Abstract

This paper addresses the multi-period single-item inventory lot-sizing problem with stochastic demands under the “static–dynamic uncertainty” strategy of Bookbinder and Tan (Manage. Sci. 34 (1988) 1096). In the static-dynamic uncertainty strategy, the replenishment periods are fixed at the beginning of the planning horizon, but the actual orders are determined only at those replenishment periods and will depend upon the demand that is realised. Their solution heuristic was a two-stage process of firstly fixing the replenishment periods and then secondly determining what adjustments should be made to the planned orders as demand was realised.

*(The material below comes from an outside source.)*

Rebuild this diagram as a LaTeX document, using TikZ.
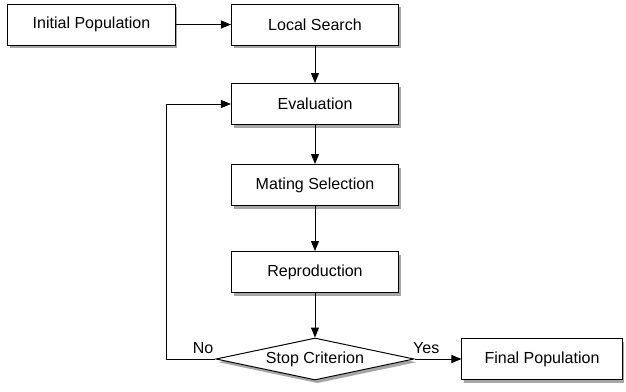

We present a mixed integer programming formulation that determines both in a single step giving the optimal solution for the “static–dynamic uncertainty” strategy. The total expected inventory holding, ordering and direct item costs during the planning horizon are minimised under the constraint that the probability that the closing inventory in each time period will not be negative is set to at least a certain value. This formulation includes the effect of a unit variable purchase/production cost, which was excluded by the two-stage Bookbinder–Tan heuristic. An evaluation of the accuracy of the heuristic against the optimal solution for the case of a zero unit purchase/production cost is made for a wide variety of demand patterns, coefficients of demand variability and relative holding cost to ordering cost ratios. The practical constraint of non-negative orders and the existence of the unit variable cost mean that the replenishment cycles cannot be treated independently and so the problem cannot be solved as a stochastic form of the Wagner–Whitin problem, applying the shortest route algorithm.